— Что, собственно, происходит?..
Офицер не отвечает, бледнеет и как будто улыбается. Затем на глазах господина консула он втягивает голову в плечи и прижимает револьверное дуло к виску. Одновременно раздается треск выстрела, и офицер согнувшись откидывается навзничь и сползает с опрокинутой багажной тележки.
Генеральный консул возвращается к своему вагону. Он хватается за голову, трет виски и болезненно морщась говорит англичанину и другим:
— Я ничего не понимаю…
Но через минуту оп приходит в себя и засыпает под теплым шотландским пледом. Это потому, что эшелон „пятьдесят два" наконец оставляет „Бобрики".
С рассветом подморозило. Земля окрепла, и крепкими колеями написали следы на топком шоссе четыре грузовика и броневая машина „Боярин". Как захмелевший, вкатившись передними колесами на вокзальные ступени, стоял брошенный грузовик.
Сверху окрепла от мороза земля, но поглубже — все тот же жирный, богатый чернозем. Легко берут лопаты, и яма уже глубиной в аршин, четырехугольная яма, две сажени на три, у, железнодорожного моста, — на высоком берегу реки. Отсюда видны острые камыши, степь, и островками в степи — старые обезглавленные грозами тополя. Набегают люди, копошатся железнодорожники, селяне, бабы, гоняющие ребятишек от четырехугольной ямы на высоком берегу.
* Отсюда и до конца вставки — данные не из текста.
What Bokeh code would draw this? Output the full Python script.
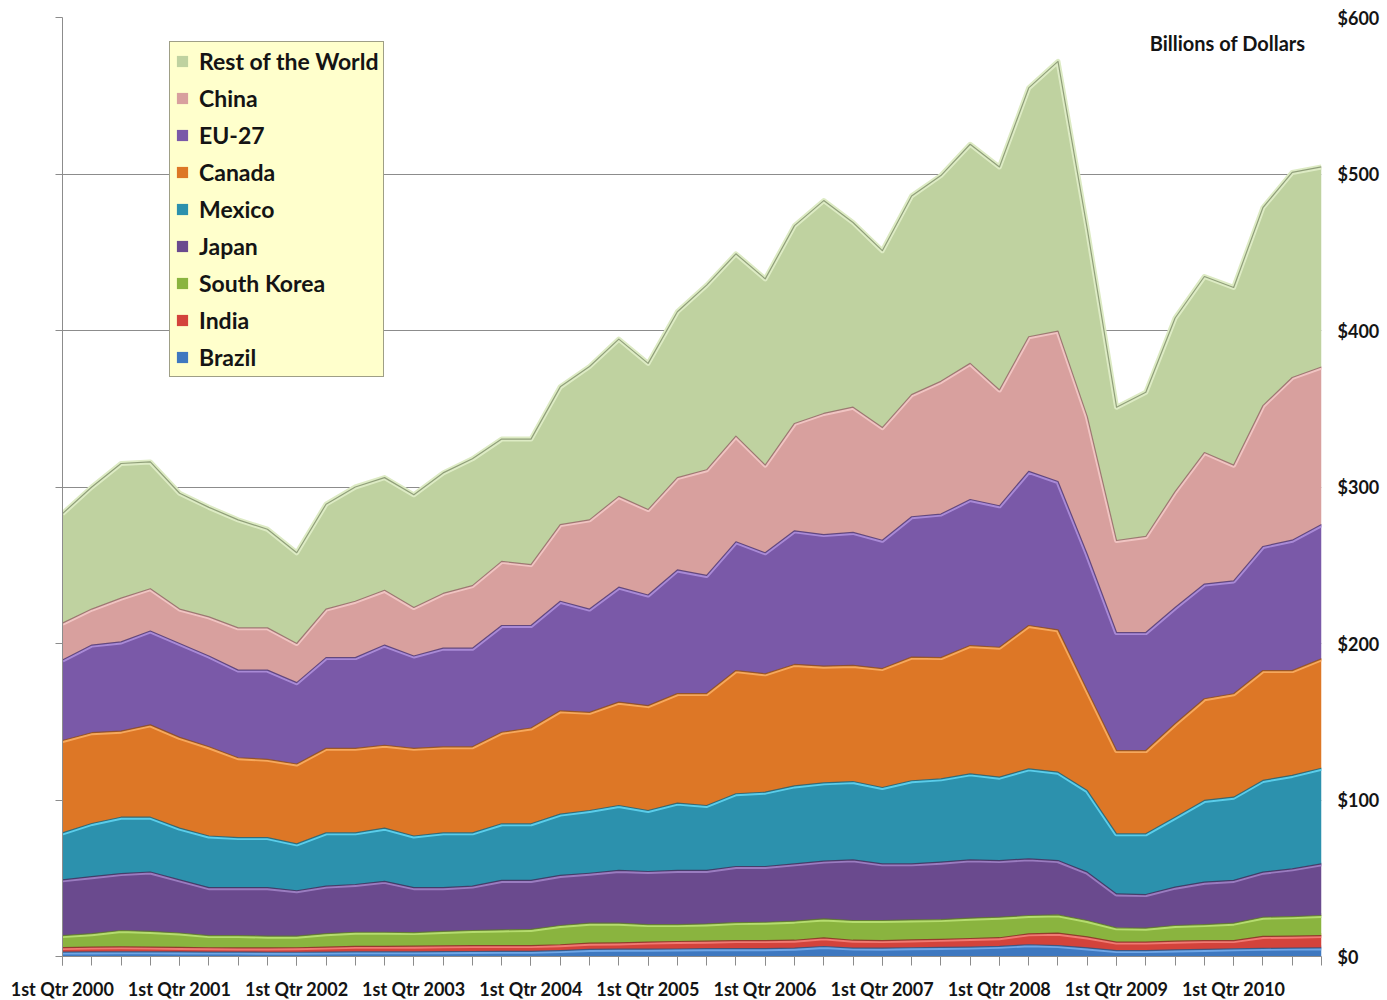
import numpy as np
from bokeh.plotting import figure
from bokeh.models import (Range1d, FixedTicker, LinearAxis, Legend, LegendItem,
                          Label, ColumnDataSource)
from bokeh.embed import file_html
from bokeh.resources import INLINE

# ---------------- data (billions of dollars, quarterly) ----------------
years = list(range(2000, 2011))
ordinals = ["1st", "2nd", "3rd", "4th"]
quarters = [f"{o} Qtr {y}" for y in years for o in ordinals]

brazil = [2.8, 2.9, 3.0, 3.0, 2.9, 2.8, 2.8, 2.7, 2.7, 2.8, 3.0, 3.0,
          3.0, 3.1, 3.2, 3.3, 3.3, 3.8, 4.5, 4.7, 4.7, 4.8, 5.0, 5.0,
          5.0, 5.3, 6.4, 5.4, 5.3, 5.6, 5.8, 6.0, 6.5, 7.5, 7.0, 5.5,
          3.8, 3.8, 4.2, 4.5, 4.9, 5.2, 5.4, 5.5]
india = [2.9, 3.1, 3.2, 3.0, 2.9, 2.8, 2.7, 2.8, 2.9, 3.2, 3.5, 3.5,
         3.6, 3.7, 3.8, 3.7, 3.7, 3.7, 4.0, 4.0, 4.5, 4.8, 4.8, 5.2,
         5.2, 5.1, 5.5, 5.0, 4.9, 5.0, 5.2, 5.5, 5.5, 7.0, 7.9, 7.0,
         5.4, 5.4, 5.6, 5.7, 5.3, 7.6, 7.6, 7.9]
south_korea = [7.7, 8.6, 10.4, 10.0, 9.2, 7.8, 7.9, 7.5, 7.4, 8.6, 9.0, 9.0,
               8.7, 9.2, 9.6, 10.0, 10.3, 12.3, 12.8, 12.6, 11.2, 10.8, 11.0, 11.5,
               11.7, 12.2, 12.1, 12.6, 12.8, 12.8, 12.6, 13.0, 13.1, 11.7, 11.7, 10.5,
               9.1, 8.9, 10.0, 10.2, 11.1, 12.3, 12.5, 12.8]
japan = [35.6, 36.4, 36.4, 38.0, 34.0, 30.6, 30.6, 31.0, 29.0, 30.4, 30.5, 32.5,
         28.7, 28.0, 28.4, 31.6, 31.3, 32.0, 31.9, 33.7, 33.9, 34.6, 34.2, 35.8,
         35.6, 36.6, 37.0, 38.8, 36.2, 35.8, 36.7, 37.3, 36.2, 36.2, 34.7, 30.9,
         21.7, 21.5, 24.5, 27.1, 27.3, 28.8, 30.5, 33.0]
mexico = [30.0, 34.0, 36.0, 35.0, 33.0, 33.0, 32.0, 32.0, 30.0, 34.0, 33.0, 34.0,
          33.0, 35.0, 34.0, 36.2, 36.2, 39.2, 40.1, 41.5, 39.0, 43.0, 41.5, 46.5,
          47.5, 49.8, 50.0, 50.0, 48.8, 53.1, 53.2, 54.9, 53.3, 57.5, 56.5, 52.1,
          38.4, 38.8, 44.7, 52.2, 53.2, 58.6, 59.7, 61.1]
canada = [59.0, 58.0, 55.0, 59.0, 58.0, 57.0, 51.0, 50.0, 51.0, 54.0, 54.0, 53.0,
          56.0, 55.0, 55.0, 58.5, 61.2, 66.0, 62.7, 66.0, 67.0, 70.0, 71.5, 78.7,
          75.6, 77.6, 74.5, 74.2, 76.0, 79.0, 77.5, 82.0, 83.0, 91.6, 90.9, 64.0,
          53.2, 53.2, 59.7, 65.0, 66.1, 70.2, 67.0, 69.9]
eu27 = [51.5, 56.0, 57.0, 60.0, 60.0, 58.0, 56.0, 57.0, 52.0, 58.0, 58.0, 64.0,
        59.0, 63.0, 63.0, 68.2, 65.5, 70.0, 66.0, 73.5, 70.7, 79.0, 75.5, 82.3,
        77.4, 85.4, 84.1, 85.0, 82.0, 89.7, 91.7, 93.3, 90.4, 98.5, 94.8, 87.0,
        75.4, 75.4, 74.3, 73.3, 72.1, 79.3, 83.3, 85.8]
china = [23.5, 23.0, 28.0, 27.0, 22.0, 25.0, 27.0, 27.0, 25.0, 31.0, 36.0, 35.0,
         31.0, 35.0, 40.0, 41.0, 38.9, 49.0, 57.0, 58.0, 54.6, 59.0, 67.5, 67.5,
         56.0, 68.6, 77.4, 80.0, 72.0, 78.0, 84.8, 87.0, 74.0, 86.0, 96.1, 88.0,
         58.8, 61.4, 74.0, 84.0, 74.0, 90.0, 104.0, 100.7]
rest_of_world = [70.0, 78.0, 86.0, 81.0, 74.0, 70.0, 69.0, 63.0, 58.0, 67.0, 73.0, 72.0,
                 72.0, 77.0, 81.0, 78.1, 80.2, 88.0, 98.0, 100.5, 93.4, 106.0, 118.0, 116.5,
                 119.0, 126.4, 136.0, 118.0, 113.0, 127.0, 131.5, 140.0, 142.5, 159.0, 172.4, 120.0,
                 85.2, 92.1, 111.0, 112.5, 113.5, 126.6, 131.0, 127.8]

series_names = ["Brazil", "India", "South Korea", "Japan", "Mexico", "Canada",
                "EU-27", "China", "Rest of the World"]
series_values = [brazil, india, south_korea, japan, mexico, canada, eu27, china, rest_of_world]
y_ticks = [0, 100, 200, 300, 400, 500, 600]
y_tick_labels = ["$0", "$100", "$200", "$300", "$400", "$500", "$600"]

# ---------------- styling ----------------
fills = ["#3E78C0", "#D3433B", "#8AB43F", "#6A4A8E", "#2C91AD", "#DD7726",
         "#7A59A8", "#D8A09E", "#BFD2A0"]
highlights = ["#6FA6E6", "#F07A72", "#B5DC6E", "#9A7CC0", "#5ACDEA", "#F6A85C",
              "#A98AD6", "#F0C4C2", "#DDEBC4"]
edges = ["#27507F", "#8A2622", "#5A7726", "#3F2A57", "#1B5E72", "#8E4A14",
         "#4B3570", "#8E6463", "#7D8C68"]
FONT = "Lato"
TXT = "#141414"

x = np.arange(len(quarters))
vals = np.array(series_values, dtype=float)
tops = np.cumsum(vals, axis=0)
bottoms = np.vstack([np.zeros(len(quarters)), tops[:-1]])

p = figure(frame_width=1259, frame_height=939, output_backend="svg",
           toolbar_location=None, x_range=Range1d(0, len(quarters) - 1),
           y_range=Range1d(0, 600), min_border_left=62, min_border_top=17,
           min_border_right=62, min_border_bottom=42)
p.outline_line_color = None
p.background_fill_color = "white"

src = ColumnDataSource(dict(x=x, **{f"b{k}": bottoms[k] for k in range(9)},
                            **{f"t{k}": tops[k] for k in range(9)}))

renderers = []
for k in range(9):
    r = p.varea(x="x", y1=f"b{k}", y2=f"t{k}", source=src, fill_color=fills[k])
    renderers.append(r)
    p.line(x="x", y=f"t{k}", source=src, line_color=highlights[k], line_width=5,
           line_join="round")
for k in range(9):
    p.line(x="x", y=f"t{k}", source=src, line_color=edges[k], line_width=1.2,
           line_alpha=0.8, line_join="round")

# grid
p.xgrid.visible = False
p.ygrid.ticker = FixedTicker(ticks=y_ticks)
p.ygrid.grid_line_color = "#8C8C8C"
p.ygrid.grid_line_width = 1
p.ygrid.level = "underlay"

# bottom axis
xa = p.xaxis[0]
xa.ticker = FixedTicker(ticks=[i for i in range(len(quarters)) if i % 4 == 0],
                        minor_ticks=list(range(len(quarters))))
xa.major_label_overrides = {i: quarters[i] for i in range(len(quarters)) if i % 4 == 0}
xa.major_tick_out = 9
xa.major_tick_in = 0
xa.minor_tick_out = 9
xa.minor_tick_in = 0
xa.axis_line_color = "#8C8C8C"
xa.major_tick_line_color = "#8C8C8C"
xa.minor_tick_line_color = "#8C8C8C"
xa.major_label_text_font = FONT
xa.major_label_text_font_style = "bold"
xa.major_label_text_font_size = "18px"
xa.major_label_text_color = TXT
xa.major_label_standoff = 12

# left axis (no labels)
ya = p.yaxis[0]
ya.ticker = FixedTicker(ticks=y_ticks)
ya.major_label_overrides = {v: "" for v in y_ticks}
ya.major_tick_out = 7
ya.major_tick_in = 0
ya.minor_tick_line_color = None
ya.axis_line_color = "#8C8C8C"
ya.major_tick_line_color = "#8C8C8C"

# right axis with labels
ra = LinearAxis(ticker=FixedTicker(ticks=y_ticks))
ra.major_label_overrides = {v: s for v, s in zip(y_ticks, y_tick_labels)}
ra.axis_line_color = None
ra.major_tick_line_color = None
ra.minor_tick_line_color = None
ra.major_label_standoff = 10
ra.major_label_text_font = FONT
ra.major_label_text_font_style = "bold"
ra.major_label_text_font_size = "18px"
ra.major_label_text_color = TXT
p.add_layout(ra, "right")

# units label
p.add_layout(Label(x=42.45, y=584, text="Billions of Dollars", text_align="right",
                   text_baseline="middle", text_font=FONT, text_font_style="bold",
                   text_font_size="20px", text_color=TXT))

# legend (top entry = top layer)
items = [LegendItem(label=series_names[k], renderers=[renderers[k]]) for k in range(8, -1, -1)]
legend = Legend(items=items, location=(107, 579))
legend.background_fill_color = "#FFFFCC"
legend.background_fill_alpha = 1.0
legend.border_line_color = "#404040"
legend.border_line_width = 1
legend.label_text_font = FONT
legend.label_text_font_style = "bold"
legend.label_text_font_size = "23px"
legend.label_text_color = TXT
legend.glyph_width = 14
legend.glyph_height = 14
legend.label_standoff = 10
legend.label_height = 20
legend.spacing = 9
legend.padding = 5
legend.margin = 0
p.add_layout(legend)

open("out.html", "w").write(file_html(p, INLINE))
Качаются повязанными рогами бабьи платочки, причитают над покойниками. Двадцать три. Двадцать четвертый — баловник, первый на станции гитарист и танцор — лежит под станционным брезентом.
— Ой, не смиловались, позабивали на смерть! От же-ж есть у каждого человика ридна маты, а може жинка и диты… За що ж воны их… Кажить добри люды… за що… Ой, злодии, злодии, ще прыйде и до вас…
Глубже яма, оседают, опускаются землекопы, и к тому времени, когда морозное солнце над степью, над калеченными остовами вагонов, над брошенным хвостом эшелона „52“, землекопы уже по пояс в яме.
К вечеру перед вокзалом много конных и пеших. Дюжие и сумрачные, разно одетые парни стоят у броневика и смотрят, как скребут стамеской по стали, царапая славянские буквы „Боярин" и скоро от славянских букв и георгиевских лент остаются широкие белые полосы.
Еще вчера ночью, поднимаясь с земли, матросы снимали и бросали на ходу свои сапоги и буршлаты. В одних полосатых тельняшках, с гранатами на животе, перебегали, изворачиваясь от щупающего белого луча. Писали свинцовые круги три пулемета, припечатывая к земле незадачливых, но те, кому подвезло, перебегали смертный круг и припадали к стальной броне. Облепляли броню, стреляли внутрь, в прорезы, силясь пропихнуть гранаты. Как вепрь, схваченный псами, встряхиваясь на ухабах, тащил на себе матросов броневик. Но слепо виляют колеса и висят на подраненном звере босые матросы, срываются и мечут гранаты под низкий зад броневика и вновь лезут к прорезам, стреляя внутрь, пока не стал зверь исходя, жалостным свистом напрасно подзывая подмогу.
И вот широкая кисть, с которой каплет жирная красно-коричневая краска, пишет веселые размашистые буквы: „Коммунар. Мир хижинам, война дворцам".
А господин Альберт Жиро на палубе французского броненосца, небритый и похудевший, видит, как исчезают в утреннем тумане низкие, негостеприимные берега, и говорит его превосходительству командующему оккупационным корпусом:
— Я вас понимаю, генерал. Ужасная страна.